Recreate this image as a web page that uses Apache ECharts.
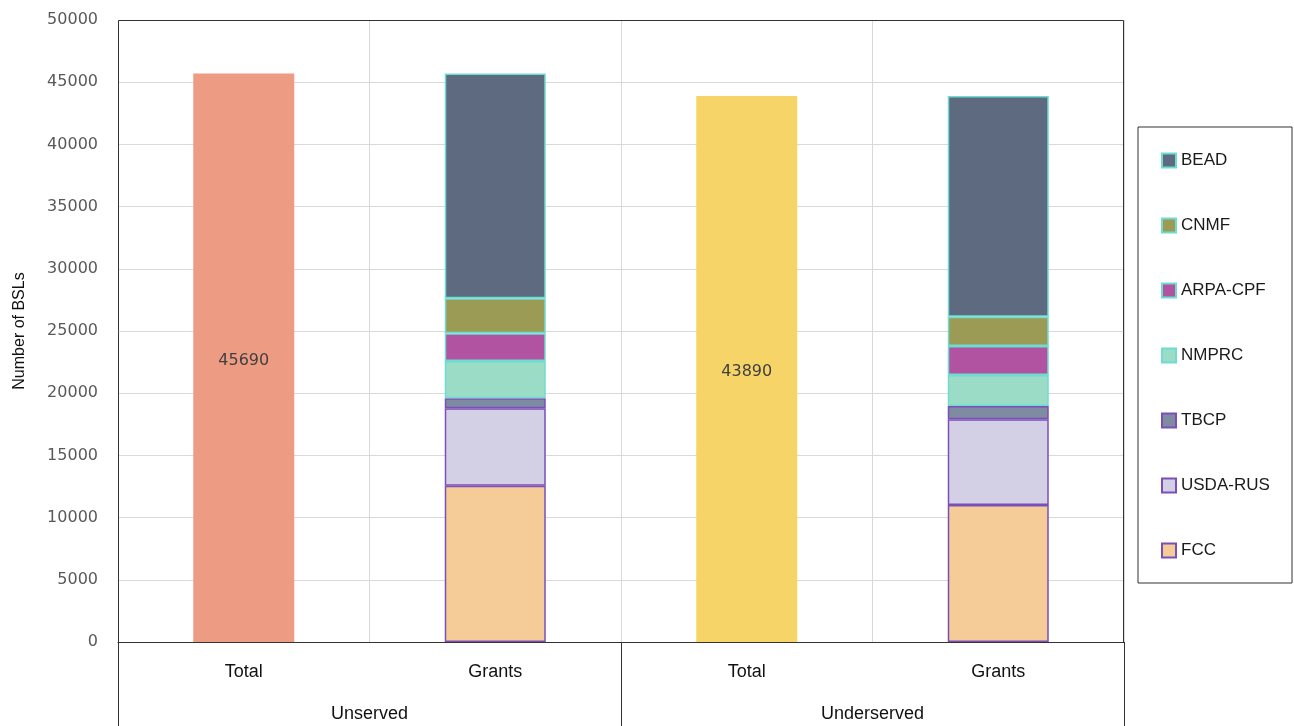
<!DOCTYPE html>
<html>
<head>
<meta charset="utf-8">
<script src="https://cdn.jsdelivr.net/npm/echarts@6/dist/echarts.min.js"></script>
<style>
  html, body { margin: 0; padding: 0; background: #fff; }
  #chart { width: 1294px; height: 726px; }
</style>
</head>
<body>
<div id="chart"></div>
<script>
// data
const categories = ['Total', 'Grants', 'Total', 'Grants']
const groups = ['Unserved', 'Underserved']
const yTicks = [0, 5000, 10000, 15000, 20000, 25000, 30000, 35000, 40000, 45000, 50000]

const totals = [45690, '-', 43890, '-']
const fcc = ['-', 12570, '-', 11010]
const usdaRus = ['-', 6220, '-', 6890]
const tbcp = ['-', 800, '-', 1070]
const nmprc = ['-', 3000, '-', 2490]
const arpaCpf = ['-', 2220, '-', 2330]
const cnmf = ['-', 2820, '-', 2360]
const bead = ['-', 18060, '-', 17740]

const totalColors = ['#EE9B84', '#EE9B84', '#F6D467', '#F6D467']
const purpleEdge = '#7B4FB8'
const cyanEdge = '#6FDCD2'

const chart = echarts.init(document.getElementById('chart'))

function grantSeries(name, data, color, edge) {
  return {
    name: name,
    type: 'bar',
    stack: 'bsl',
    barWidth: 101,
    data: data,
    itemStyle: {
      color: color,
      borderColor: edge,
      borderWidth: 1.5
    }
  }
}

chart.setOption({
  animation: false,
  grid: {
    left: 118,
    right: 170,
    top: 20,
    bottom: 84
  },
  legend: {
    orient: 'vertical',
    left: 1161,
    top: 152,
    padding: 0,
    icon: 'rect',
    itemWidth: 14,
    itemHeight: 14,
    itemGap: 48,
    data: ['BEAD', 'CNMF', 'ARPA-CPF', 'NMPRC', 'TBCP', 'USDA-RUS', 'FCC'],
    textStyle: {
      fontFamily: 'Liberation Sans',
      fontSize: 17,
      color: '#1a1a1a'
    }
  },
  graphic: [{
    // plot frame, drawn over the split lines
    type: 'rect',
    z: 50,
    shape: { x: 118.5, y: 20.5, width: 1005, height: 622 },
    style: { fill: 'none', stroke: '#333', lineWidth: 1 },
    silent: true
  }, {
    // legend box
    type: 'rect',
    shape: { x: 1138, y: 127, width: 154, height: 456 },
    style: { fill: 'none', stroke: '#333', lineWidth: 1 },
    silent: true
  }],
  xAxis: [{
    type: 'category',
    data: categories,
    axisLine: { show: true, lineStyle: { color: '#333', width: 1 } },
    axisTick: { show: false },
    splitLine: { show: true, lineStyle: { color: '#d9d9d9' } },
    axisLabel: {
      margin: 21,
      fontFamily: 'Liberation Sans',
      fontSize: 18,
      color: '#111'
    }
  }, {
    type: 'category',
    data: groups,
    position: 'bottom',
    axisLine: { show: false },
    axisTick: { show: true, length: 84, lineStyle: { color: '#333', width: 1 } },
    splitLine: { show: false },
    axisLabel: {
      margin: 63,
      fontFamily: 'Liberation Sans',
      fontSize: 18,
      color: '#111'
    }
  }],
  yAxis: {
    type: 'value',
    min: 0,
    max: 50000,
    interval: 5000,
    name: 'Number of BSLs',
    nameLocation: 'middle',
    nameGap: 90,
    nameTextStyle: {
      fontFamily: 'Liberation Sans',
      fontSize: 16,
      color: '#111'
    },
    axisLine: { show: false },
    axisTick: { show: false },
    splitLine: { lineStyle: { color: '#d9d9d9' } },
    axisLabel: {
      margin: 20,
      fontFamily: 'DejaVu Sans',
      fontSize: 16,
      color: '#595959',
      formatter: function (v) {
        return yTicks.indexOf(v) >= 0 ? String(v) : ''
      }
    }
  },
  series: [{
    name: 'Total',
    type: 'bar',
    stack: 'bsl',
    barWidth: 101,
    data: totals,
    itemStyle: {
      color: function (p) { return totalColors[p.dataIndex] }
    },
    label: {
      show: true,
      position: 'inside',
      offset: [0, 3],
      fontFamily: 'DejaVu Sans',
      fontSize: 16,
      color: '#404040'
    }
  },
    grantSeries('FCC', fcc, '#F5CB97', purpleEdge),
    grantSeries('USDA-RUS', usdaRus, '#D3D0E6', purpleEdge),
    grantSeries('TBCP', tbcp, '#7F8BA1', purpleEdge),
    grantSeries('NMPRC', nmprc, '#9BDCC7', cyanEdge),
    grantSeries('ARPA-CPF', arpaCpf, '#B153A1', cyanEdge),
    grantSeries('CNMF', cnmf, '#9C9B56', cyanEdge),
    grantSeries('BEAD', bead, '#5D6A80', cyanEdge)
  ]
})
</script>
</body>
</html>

Set task
Only the lines from the start of the material through the line containing "40000, 45000, 50000]" should be transcribed. Pictures stay out.

Correct response
Recreate this image as a web page that uses Apache ECharts.
<!DOCTYPE html>
<html>
<head>
<meta charset="utf-8">
<script src="https://cdn.jsdelivr.net/npm/echarts@6/dist/echarts.min.js"></script>
<style>
  html, body { margin: 0; padding: 0; background: #fff; }
  #chart { width: 1294px; height: 726px; }
</style>
</head>
<body>
<div id="chart"></div>
<script>
// data
const categories = ['Total', 'Grants', 'Total', 'Grants']
const groups = ['Unserved', 'Underserved']
const yTicks = [0, 5000, 10000, 15000, 20000, 25000, 30000, 35000, 40000, 45000, 50000]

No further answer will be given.